Powell discussed the stances he took and the impact they had on his career, and reflected on his legacy: 

I refused to have somebody tell me I couldn't go somewhere and didn't belong somewhere. I expected consequences…Immediately you are bucking certain people in the establishment, and they don't like it. From that stories build. You become something you're not. I was suspended. I was blackballed in the NFL.

"Al Davis knew about my stand on social matters. He knew I was against segregation. He knew I boycotted games. He knew I lived in Canada because as a mixed-race couple it was more comfortable than living in the States. He knew all of it. It wasn't that he didn't care. He cared, understood and agreed. He would later prove that when challenges arose and he stood up and did what was right.
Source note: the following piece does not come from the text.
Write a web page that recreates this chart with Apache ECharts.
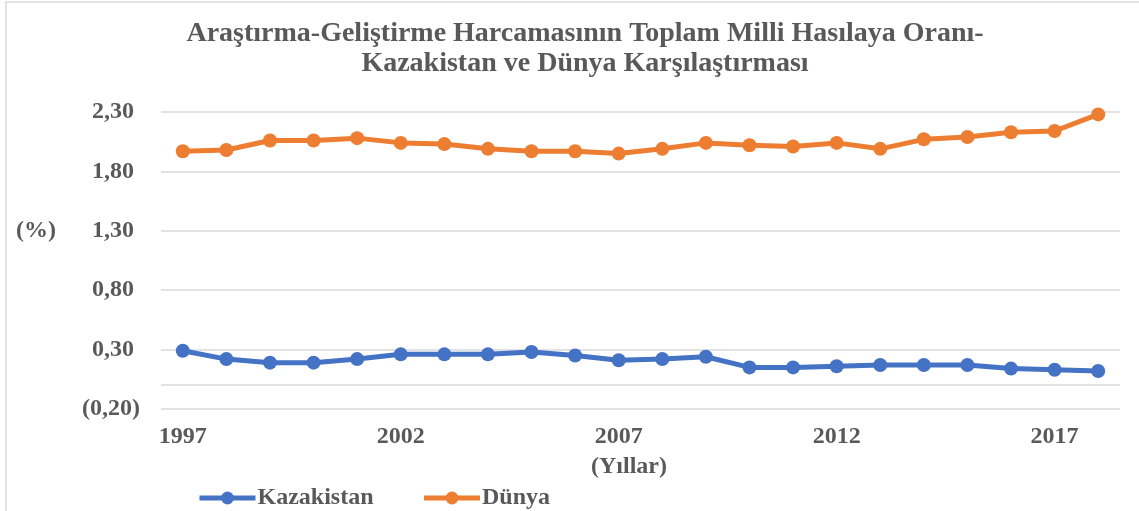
<!DOCTYPE html>
<html>
<head>
<meta charset="utf-8">
<script src="https://cdn.jsdelivr.net/npm/echarts@6/dist/echarts.min.js"></script>
<style>
  html, body { margin: 0; padding: 0; background: #fff; }
  #main { width: 1139px; height: 511px; }
</style>
</head>
<body>
<div id="main"></div>
<script>
// data
const years = ['1997', '1998', '1999', '2000', '2001', '2002', '2003', '2004', '2005', '2006', '2007',
  '2008', '2009', '2010', '2011', '2012', '2013', '2014', '2015', '2016', '2017', '2018'];
const kazakistan = [0.29, 0.22, 0.19, 0.19, 0.22, 0.26, 0.26, 0.26, 0.28, 0.25, 0.21,
  0.22, 0.24, 0.15, 0.15, 0.16, 0.17, 0.17, 0.17, 0.14, 0.13, 0.12];
const dunya = [1.97, 1.98, 2.06, 2.06, 2.08, 2.04, 2.03, 1.99, 1.97, 1.97, 1.95,
  1.99, 2.04, 2.02, 2.01, 2.04, 1.99, 2.07, 2.09, 2.13, 2.14, 2.28];
const yTicks = [-0.2, 0.3, 0.8, 1.3, 1.8, 2.3];
// the horizontal axis crosses the value axis at zero
const zeroTick = [0];

const font = '"Liberation Serif", "Times New Roman", serif';
const grey = '#595959';
const gridGrey = '#d9d9d9';

// excel style: negatives in brackets, positives keep room for the bracket
function fmt(v) {
  const s = Math.abs(v).toFixed(2).replace('.', ',');
  return v < 0 ? '(' + s + ')' : s + ' ';
}

const chart = echarts.init(document.getElementById('main'));

const option = {
  animation: false,
  title: {
    text: 'Araştırma-Geliştirme Harcamasının Toplam Milli Hasılaya Oranı-\nKazakistan ve Dünya Karşılaştırması',
    left: 580,
    textAlign: 'center',
    top: 14,
    textStyle: { fontFamily: font, fontWeight: 'bold', fontSize: 28, color: grey, lineHeight: 30 }
  },
  legend: {
    left: 192,
    top: 481,
    itemWidth: 56,
    itemHeight: 16,
    itemGap: 48,
    lineStyle: { width: 5 },
    textStyle: { fontFamily: font, fontWeight: 'bold', fontSize: 24, color: grey, padding: [0, 0, 0, -3] },
    data: ['Kazakistan', 'Dünya']
  },
  graphic: [
    { type: 'rect', shape: { x: 6, y: 2, width: 1200, height: 600 }, style: { fill: 'none', stroke: gridGrey, lineWidth: 1.5 }, silent: true },
    { type: 'text', left: 16, top: 219, style: { text: '(%)', font: 'bold 24px ' + font, fill: grey } },
    { type: 'text', left: 591, top: 455, style: { text: '(Yıllar)', font: 'bold 24px ' + font, fill: grey } }
  ],
  grid: { left: 161, right: 19, top: 112, bottom: 102, containLabel: false },
  xAxis: {
    type: 'category',
    data: years,
    boundaryGap: true,
    axisLine: { show: false, onZero: false },
    axisTick: { show: false },
    axisLabel: {
      interval: 4,
      margin: 16,
      fontFamily: font, fontWeight: 'bold', fontSize: 24, color: grey
    }
  },
  yAxis: [
    {
      type: 'value',
      min: -0.2,
      max: 2.3,
      axisLine: { show: false },
      axisTick: { show: false, customValues: yTicks },
      splitLine: { lineStyle: { color: gridGrey, width: 1.5 } },
      axisLabel: {
        customValues: yTicks,
        margin: 21,
        formatter: fmt,
        fontFamily: font, fontWeight: 'bold', fontSize: 24, color: grey
      }
    },
    {
      // overlay axis only used to draw the zero crossing line
      type: 'value',
      min: -0.2,
      max: 2.3,
      position: 'right',
      axisLine: { show: false },
      axisTick: { show: false, customValues: zeroTick },
      splitLine: { show: true, lineStyle: { color: gridGrey, width: 1.5 } },
      axisLabel: {
        customValues: zeroTick,
        formatter: '0',
        color: 'rgba(0,0,0,0)'
      }
    }
  ],
  series: [
    {
      name: 'Kazakistan',
      type: 'line',
      data: kazakistan,
      symbol: 'circle',
      symbolSize: 14,
      color: '#4472C4',
      lineStyle: { width: 5 }
    },
    {
      name: 'Dünya',
      type: 'line',
      data: dunya,
      symbol: 'circle',
      symbolSize: 14,
      color: '#ED7D31',
      lineStyle: { width: 5 }
    }
  ]
};

chart.setOption(option);
</script>
</body>
</html>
“There was a whole social movement going on at the time and it's way bigger than you…Art Powell didn't create those situations, and if he had never existed, those situations were still going to happen. I know I put my career on the line and I know what happened in those years had an impact on how people looked upon me. So be it; it was my choice. The challenges that were before me were social challenges. They were personal and they were important. I chose to challenge them while others chose not to challenge them. I made a lot of people angry at the time, but I question if I made an impact."

"I've heard about African-American kids playing baseball who don't know who Jackie Robinson is. If that's the case, no one is going to know who Art Powell is."

And, along with his superior game performances, is why Art Powell belongs in the Pro Football Hall of Fame. His historic accomplishments on the field, as well as off it, should be amplified, celebrated and remembered forever.